Picking the right inertial frame of reference and crawling inside is all it takes to experience weightlessness at an altitude of only 25 feet above the ground.
Not sure, to be honest. I knew standing there between takes that there should have been a drop-off problem. And I was assuming I could even the tones out when I printed it later this winter. But after this preliminary scan, I also don't see that problem at all.
All I did here was to set a black point to the sky and follow that with a basic contrast adjustment, sharpen to eliminate normal scanning softness, and spot out a few dust bunnies. That's it. These are all things that are either corrective for normal scanning deficiencies, or regular steps I would take in the darkroom.
So I'm not really sure why it looks so good. But the negative itself is killer sharp because of the strobe effect.
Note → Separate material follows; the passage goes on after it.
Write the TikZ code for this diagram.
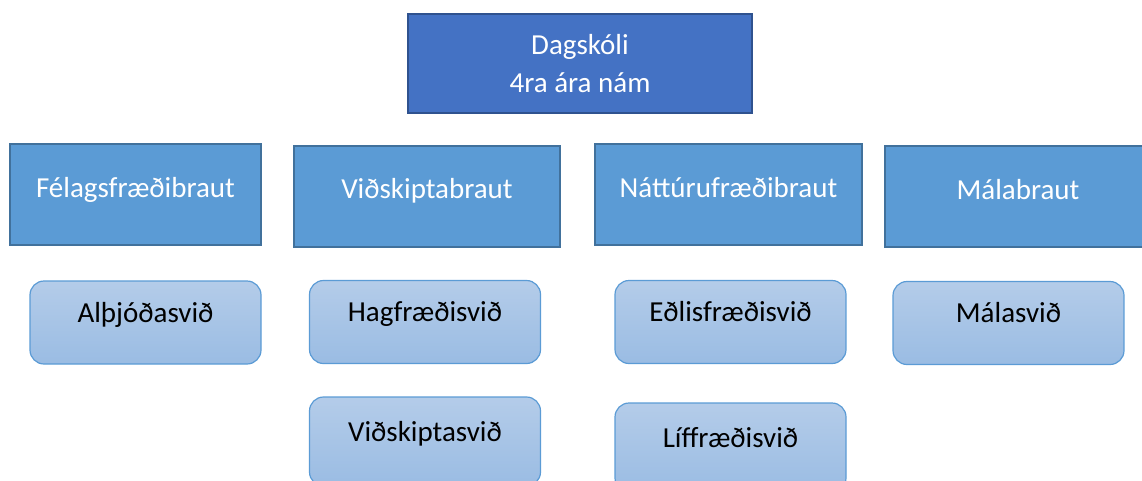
\documentclass[tikz,border=0pt]{standalone}
\usepackage{fontspec}
\setmainfont{Carlito}
\usepackage{xcolor}
\usetikzlibrary{positioning}

\definecolor{schoolfill}{HTML}{4472C4}
\definecolor{schooledge}{HTML}{2F528F}
\definecolor{trackfill}{HTML}{5B9BD5}
\definecolor{trackedge}{HTML}{41719C}
\definecolor{fieldtop}{HTML}{B4CCE9}
\definecolor{fieldbottom}{HTML}{9ABCE3}
\definecolor{fieldedge}{HTML}{5B9BD5}

\begin{document}
\begin{tikzpicture}[
        x=1pt, y=-1pt,
        school/.style={rectangle, draw=schooledge, fill=schoolfill, line width=2pt, text=white, align=center,
            minimum width=344pt, minimum height=99pt, font=\fontsize{29}{38}\selectfont},
        track/.style={rectangle, draw=trackedge, fill=trackfill, line width=2pt, text=white,
            text height=22pt, text depth=17pt,
            minimum height=101pt, font=\fontsize{29}{35}\selectfont},
        field/.style={rectangle, rounded corners=14pt, draw=fieldedge, line width=1.2pt,
            top color=fieldtop, bottom color=fieldbottom, text=black,
            text height=22pt, text depth=23pt,
            minimum width=231pt, minimum height=83pt, font=\fontsize{29}{35}\selectfont}
    ]
    \useasboundingbox (0,0) rectangle (1142,480);

    % --- Top ---
    \node[school] (dagskoli) at (580,63.5) {Dagskóli\\4ra ára nám};

    % --- Brautir ---
    \node[track, minimum width=251pt] (felags) at (135.5,194.5) {Félagsfræðibraut};
    \node[track, minimum width=266pt] (vidskipti) at (427,196) {Viðskiptabraut};
    \node[track, minimum width=267pt] (natturu) at (728.5,194.5) {Náttúrufræðibraut};
    \node[track, minimum width=266pt] (mala) at (1018,196.5) {Málabraut};

    % --- Svið ---
    \node[field] (althjod) at (145.5,322.5) {Alþjóðasvið};
    \node[field] (hagfr) at (425,322) {Hagfræðisvið};
    \node[field, minimum height=89pt] (vidsksvid) at (425,441.5) {Viðskiptasvið};
    \node[field] (edlis) at (730.5,322) {Eðlisfræðisvið};
    \node[field, minimum height=89pt] (liffr) at (730.5,447.5) {Líffræðisvið};
    \node[field] (malasvid) at (1008.5,323) {Málasvið};

\end{tikzpicture}
\end{document}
[Edit: I think I may have figured this out. That night I was using my Vivitar 285HV electronic flash unit. I knew that my subject would be centered against a pure black night sky. So I remember setting the zoom head to its telephoto setting to concentrate the light toward the center of the frame. But although it's concentrated, it's not a perfect spotlight. I'm thinking that the normal falloff toward the edges may have almost perfectly matched decreasing distance to the tower nearer the bottom of the frame, so the overall impression is one of even illumination. Maybe??]